With regards to yesterday's Dangerous Approach, it took me at least three visits, of several minutes each, before the fish "appeared". Go figure! I just couldn't get past being locked in on those vertical stripes, and at one point thought the eye of the fish was KH's camera lens, ha ha. So fooled there.

As to the sticky "anenome"... well looked like an anenome to me. I think the "trick" was a great educational device... not likely I'll forget the discussion on the confusion of animal vs. plant any time soon, ha!

Family Man said...

Hi Head.

Thanks for the explanation on how you get these pictures. Sounds way to unslackerly for me. :)

I really like your night time visitor. It has a look like, "What you got a problem."

The panel panorama is cool too. I like the way you did that.

You stay out of the heat and stay cool too.

olivia said...

Thank you, thank you, thank you!

What Andi said -- fascinating -- you trickster, you.

W/ my own attempts at trying to photograph little Peaches, I learned how hard it is to capture fish -- the movement, the glass and water ... Thanks so much for explaining your techniques.

I love how you've done the panorama up above ... or is it really a panorama ... hmmmmmm ;) (j/k) ... love it!

Off to explore Planet Earth ---->

Nancy P said...

I love all the many varieties of pictures today, head. Thanks so much.

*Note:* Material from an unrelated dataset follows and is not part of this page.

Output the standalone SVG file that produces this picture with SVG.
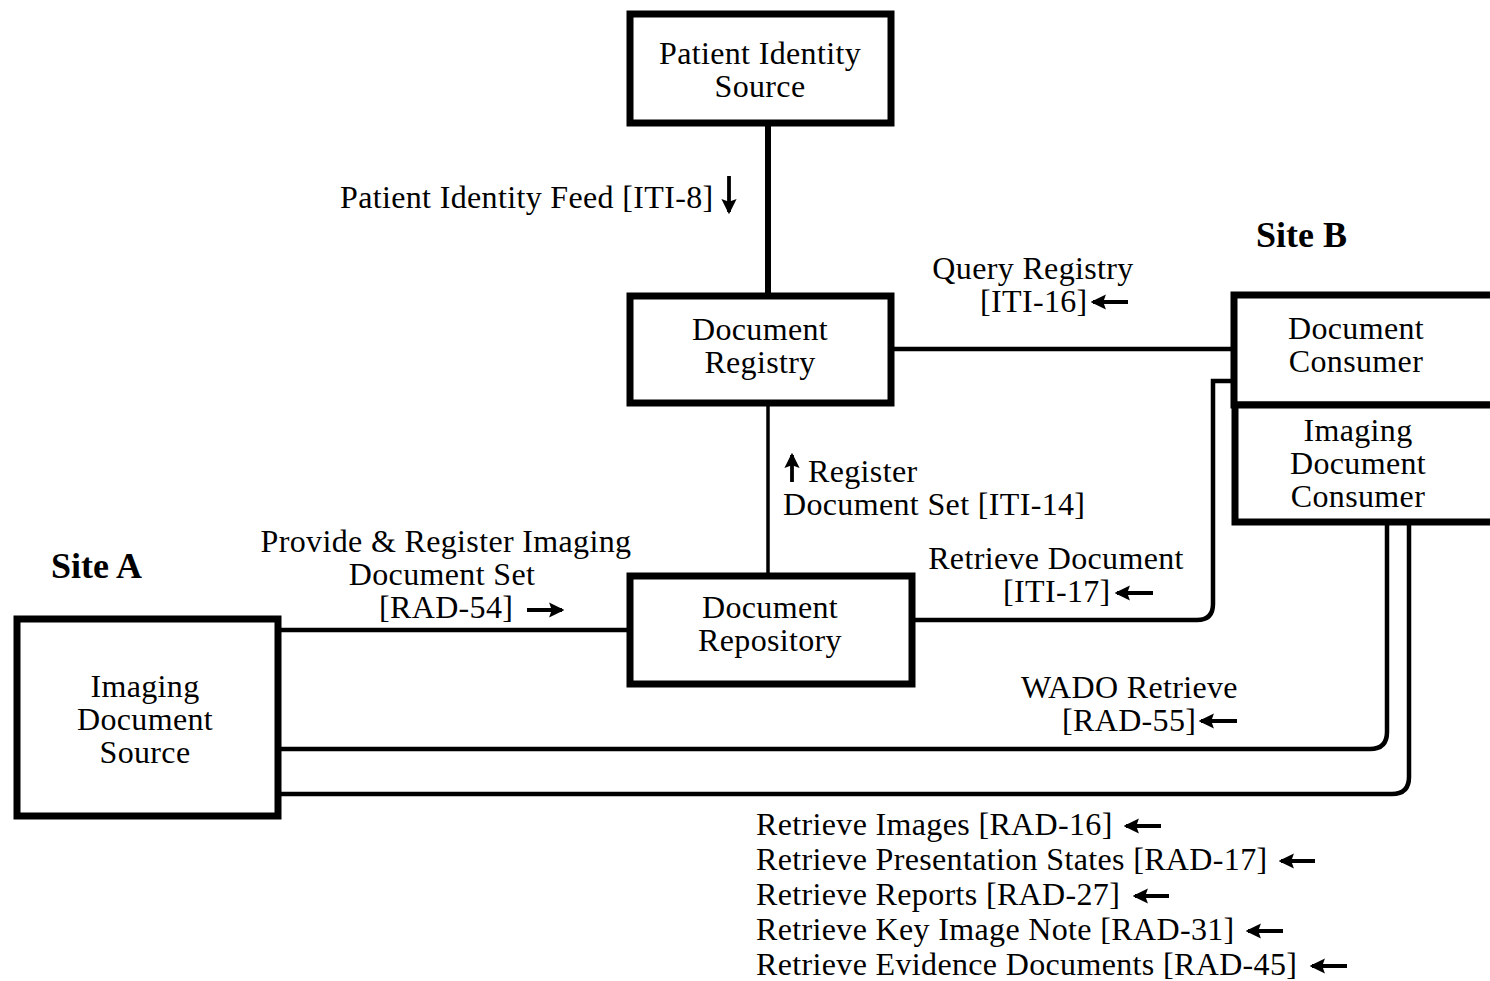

What a lovely fish. She has a good friend in you.

Knucklehead said...

Thank you Andif,
I have a sore pecking finger. As I said, most of the tips I bring up are aquarium specific, but there is some crossover into above water use of them also, so I`m happy to post them.

Knucklehead said...

Whats strange about putting the fish in the image is how I figured out how to insert it.
I went & looked for any fish image taken with a completely black background. The black & white of this Damselfish was perfect.
When selecting the fish in PS(photoshop), you could just circle your cursor around it & copy & paste it into the "bud" image. The problem is that you then have to remove any of the surrounding black that is obliterating the "tentacles" in that image. What I did was select the color 'black' & cut it out. That leaves only the white parts of the fish.
When I then copy & paste, the white blotches( the fish) , now on the black of the "bud" image , reappears as a black & white fish. IOW`S the black of the fish, is really the black background of the original image. I did have a good laugh though. I was wondering why can`t you see the fish. I thought you were putting me on for a bit.

Knucklehead said...

Like I said, I don`t conciously turn knobs & buttons. It`s pretty much intuitive. Otherwise, it becomes work, & I try & stay away from that word.
Thats the title I used for that image, "WHAAT!!".
I`ll hopefully finish that one today, & complete one more for show & tell in the header.
I`m pretty well insulated, as far as my head goes, & I`m always cool. Ask the Fonze.

Knucklehead said...

Olivia, exactly,
You know from your experiences with Peaches it`s not like taking a sunset. All the knowledge one uses to shoot a sunset is used in a tank shot, then, add the limiting factors for a tank shot & you get the degree of difficulty. The strange lights in an aquarium add another dimension also.
Yes Olivia, It`s real. I hope you`re not gonna bring that up again. Hah, (OR IS IT?)
The way I showed the panorama, I`m starting to like as is, though.

Knucklehead said...

Nancy p,
I`m glad you like the variety. I figure it`s so easy to upload pix now, (thanks Olivia) that I can just upload a batch of 30 images, organise them into "sets", post one, respectively, in the three places I normally do, (header, new post & Planet Earth) & everything is automatically linked into slide shows or image browsing.
She is definitely a beautiful fish. I`m the one, blessed with her.

NDD said...

Sunset panel turned out great. That's a lot of photos to get matched up into one panorama!

Knucklehead said...

Because it`s a vertical format panel it`s a little more difficult to get the shading between the different panels correct. As you can see there`s still a subtle defining line left. I stopped at that point.
I`m beggining to like the unmerged panel, more & more. I mostly do these to exercise my hand eye coordination & tool feathering abilities in PS.
This one would have taken about 30 panels if I had shot the complete section of the horizon with sunset colors.